Friday, December 5, 2025

Georgia court orders Saakashvili to repay USD 3.3m to state

TBILISI, September 29 – A court in Tbilisi has ruled that former Georgian president Mikheil Saakashvili and a former top security official must repay nearly 9 million lari (about USD 3.3 million) to the state budget over the alleged misuse of public funds.

The decision, issued by Judge Aleksandre Gzirishvili of Tbilisi City Court, sided with a lawsuit brought by Georgia’s Ministry of Finance. The ministry argued that the state was entitled to recover money it said had been misappropriated while Saakashvili was in office.

Saakashvili, who served as Georgia’s president from 2004 to 2013, was convicted in absentia in 2018 under articles of the criminal code covering embezzlement of large sums through abuse of official position. He received an eight-year prison sentence. His former head of the Special State Protection Service, Teimuraz Janashia, was fined 300,000 lari.

The new civil ruling orders both men to reimburse the budget in full for the contested 9 million lari.

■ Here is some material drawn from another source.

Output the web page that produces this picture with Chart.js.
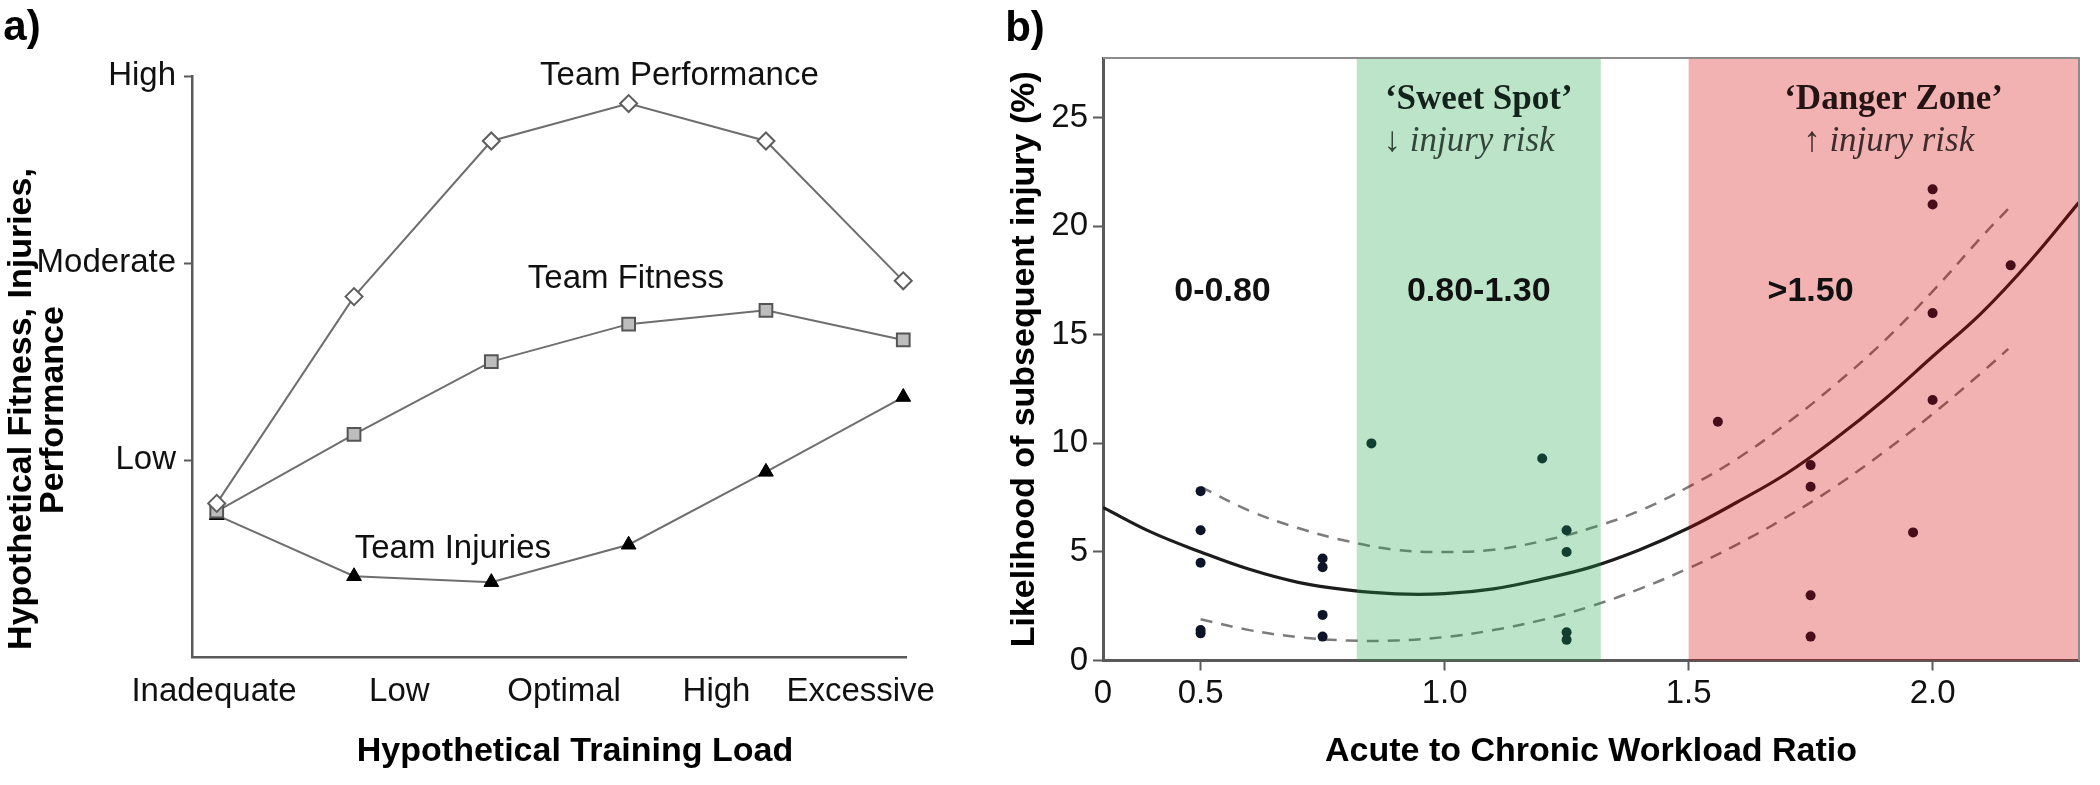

Saakashvili was elected president after co-leading the 2003 Rose Revolution and served until 2013. His UNM party lost power the year before on a wave of popular discontent against his regime, due to authoritarianism, top-level corruption, prison torture and effectively one-party rule. After returning from exile in 2021, he was swiftly imprisoned and began serving his sentences in absentia, and is currently incarcerated at a private clinic in the north of the capital. Saakshvili himself, and his supporters, have consistently argued that the cases against him are politically motivated.